▸ GIVEN INFORMATION:
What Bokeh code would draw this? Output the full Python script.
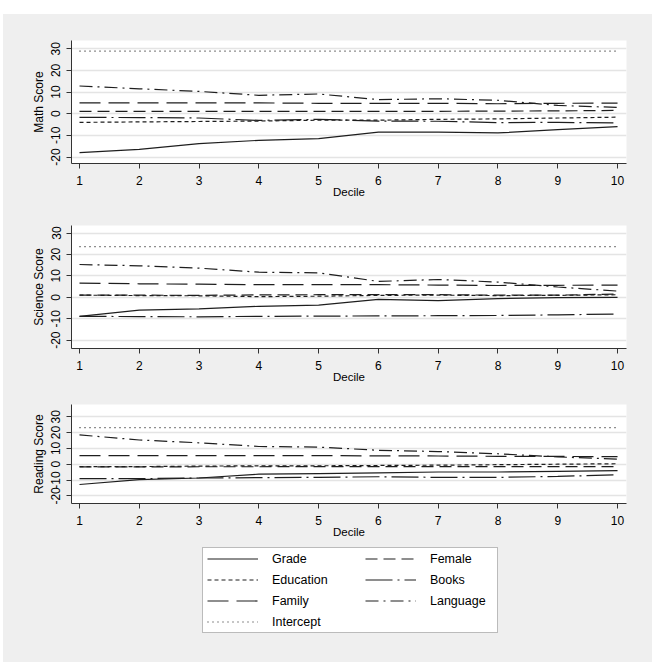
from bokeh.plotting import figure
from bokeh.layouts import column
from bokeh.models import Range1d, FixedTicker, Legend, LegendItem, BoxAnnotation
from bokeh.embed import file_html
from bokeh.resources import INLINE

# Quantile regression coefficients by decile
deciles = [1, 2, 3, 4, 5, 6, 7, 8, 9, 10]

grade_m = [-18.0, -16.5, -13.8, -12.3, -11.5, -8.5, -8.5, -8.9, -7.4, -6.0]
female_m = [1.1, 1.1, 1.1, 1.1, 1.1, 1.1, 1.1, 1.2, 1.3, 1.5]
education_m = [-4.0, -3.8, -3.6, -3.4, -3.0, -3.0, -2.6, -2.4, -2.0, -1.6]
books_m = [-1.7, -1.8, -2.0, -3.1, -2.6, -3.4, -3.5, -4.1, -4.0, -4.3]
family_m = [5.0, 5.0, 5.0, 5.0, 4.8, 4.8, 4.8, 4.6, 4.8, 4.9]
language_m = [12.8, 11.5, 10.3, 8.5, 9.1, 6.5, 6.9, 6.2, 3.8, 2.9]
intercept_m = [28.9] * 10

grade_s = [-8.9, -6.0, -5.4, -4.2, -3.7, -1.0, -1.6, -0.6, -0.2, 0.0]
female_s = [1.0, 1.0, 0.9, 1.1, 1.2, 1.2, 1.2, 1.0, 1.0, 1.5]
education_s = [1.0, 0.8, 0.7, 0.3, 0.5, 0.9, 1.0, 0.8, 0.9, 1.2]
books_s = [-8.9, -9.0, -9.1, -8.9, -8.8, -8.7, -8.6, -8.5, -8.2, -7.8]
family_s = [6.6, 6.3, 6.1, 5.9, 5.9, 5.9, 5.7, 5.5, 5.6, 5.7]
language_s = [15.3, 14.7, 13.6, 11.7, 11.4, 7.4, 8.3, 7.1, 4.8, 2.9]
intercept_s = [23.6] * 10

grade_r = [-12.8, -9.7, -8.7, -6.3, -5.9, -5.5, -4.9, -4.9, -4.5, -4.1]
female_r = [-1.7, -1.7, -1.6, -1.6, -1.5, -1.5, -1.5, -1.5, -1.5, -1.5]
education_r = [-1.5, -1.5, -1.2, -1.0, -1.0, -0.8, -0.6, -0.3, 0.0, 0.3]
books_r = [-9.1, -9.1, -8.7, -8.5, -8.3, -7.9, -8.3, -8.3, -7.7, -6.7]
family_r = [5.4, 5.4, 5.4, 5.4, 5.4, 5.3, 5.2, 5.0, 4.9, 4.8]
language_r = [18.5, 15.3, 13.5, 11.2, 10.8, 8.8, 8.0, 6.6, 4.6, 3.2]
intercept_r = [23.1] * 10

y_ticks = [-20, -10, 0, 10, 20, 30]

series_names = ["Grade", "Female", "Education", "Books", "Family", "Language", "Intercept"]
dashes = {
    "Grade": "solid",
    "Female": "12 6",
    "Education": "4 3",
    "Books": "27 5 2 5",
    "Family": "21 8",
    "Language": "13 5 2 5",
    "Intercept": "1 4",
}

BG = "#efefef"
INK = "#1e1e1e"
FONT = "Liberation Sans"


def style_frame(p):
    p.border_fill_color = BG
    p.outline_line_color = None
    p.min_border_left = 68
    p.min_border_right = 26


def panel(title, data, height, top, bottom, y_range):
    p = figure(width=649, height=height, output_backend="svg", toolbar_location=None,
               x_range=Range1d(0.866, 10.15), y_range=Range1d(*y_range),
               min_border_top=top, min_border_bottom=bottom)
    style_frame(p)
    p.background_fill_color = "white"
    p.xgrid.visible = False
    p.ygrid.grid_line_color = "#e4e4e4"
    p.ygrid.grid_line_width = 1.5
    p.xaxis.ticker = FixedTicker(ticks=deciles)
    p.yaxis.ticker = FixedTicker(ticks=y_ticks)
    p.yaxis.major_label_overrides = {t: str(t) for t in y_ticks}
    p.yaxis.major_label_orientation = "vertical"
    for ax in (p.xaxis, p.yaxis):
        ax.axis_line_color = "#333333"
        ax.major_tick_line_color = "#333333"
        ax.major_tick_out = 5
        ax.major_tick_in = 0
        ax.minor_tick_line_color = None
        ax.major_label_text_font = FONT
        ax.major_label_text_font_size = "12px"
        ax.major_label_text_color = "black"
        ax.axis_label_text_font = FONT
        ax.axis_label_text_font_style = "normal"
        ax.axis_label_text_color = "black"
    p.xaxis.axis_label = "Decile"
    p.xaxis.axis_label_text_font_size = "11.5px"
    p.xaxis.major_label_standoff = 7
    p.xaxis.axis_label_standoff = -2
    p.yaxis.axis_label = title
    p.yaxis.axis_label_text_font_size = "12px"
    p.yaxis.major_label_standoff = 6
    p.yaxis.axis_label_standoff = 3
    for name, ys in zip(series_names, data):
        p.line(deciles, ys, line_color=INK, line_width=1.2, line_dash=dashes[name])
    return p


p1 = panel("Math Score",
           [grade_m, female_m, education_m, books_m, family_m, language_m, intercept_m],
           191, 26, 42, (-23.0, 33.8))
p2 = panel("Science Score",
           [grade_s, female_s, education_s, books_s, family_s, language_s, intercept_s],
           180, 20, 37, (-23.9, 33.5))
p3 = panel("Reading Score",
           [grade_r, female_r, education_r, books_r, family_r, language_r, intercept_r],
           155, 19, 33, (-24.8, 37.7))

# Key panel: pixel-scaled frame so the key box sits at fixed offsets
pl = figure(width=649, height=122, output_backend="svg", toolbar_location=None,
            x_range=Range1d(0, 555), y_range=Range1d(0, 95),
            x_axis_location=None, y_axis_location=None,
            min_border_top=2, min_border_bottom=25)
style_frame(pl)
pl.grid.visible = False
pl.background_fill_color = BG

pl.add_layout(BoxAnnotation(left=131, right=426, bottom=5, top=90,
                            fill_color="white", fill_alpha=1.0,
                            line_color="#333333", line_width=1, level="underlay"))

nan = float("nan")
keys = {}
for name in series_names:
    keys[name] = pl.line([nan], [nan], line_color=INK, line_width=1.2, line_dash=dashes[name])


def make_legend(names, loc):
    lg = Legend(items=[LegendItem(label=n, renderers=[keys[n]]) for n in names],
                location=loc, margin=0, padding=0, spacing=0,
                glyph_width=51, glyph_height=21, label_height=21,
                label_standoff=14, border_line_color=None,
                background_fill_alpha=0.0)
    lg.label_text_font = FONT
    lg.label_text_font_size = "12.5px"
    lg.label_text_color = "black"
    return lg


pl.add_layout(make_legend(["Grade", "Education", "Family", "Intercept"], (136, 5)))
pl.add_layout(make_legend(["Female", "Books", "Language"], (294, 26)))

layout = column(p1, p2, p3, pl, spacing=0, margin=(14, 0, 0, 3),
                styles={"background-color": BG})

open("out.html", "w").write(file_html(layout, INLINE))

▸ GOAL OF THE EXERCISE:
Pictures excluded, repeat exactly the lines from the top of the material through the line with "deciles = [1, 2, 3, 4, 5, 6, 7, 8, 9, 10]", including both of those lines.

▸ EXERCISE RESULT:
What Bokeh code would draw this? Output the full Python script.
from bokeh.plotting import figure
from bokeh.layouts import column
from bokeh.models import Range1d, FixedTicker, Legend, LegendItem, BoxAnnotation
from bokeh.embed import file_html
from bokeh.resources import INLINE

# Quantile regression coefficients by decile
deciles = [1, 2, 3, 4, 5, 6, 7, 8, 9, 10]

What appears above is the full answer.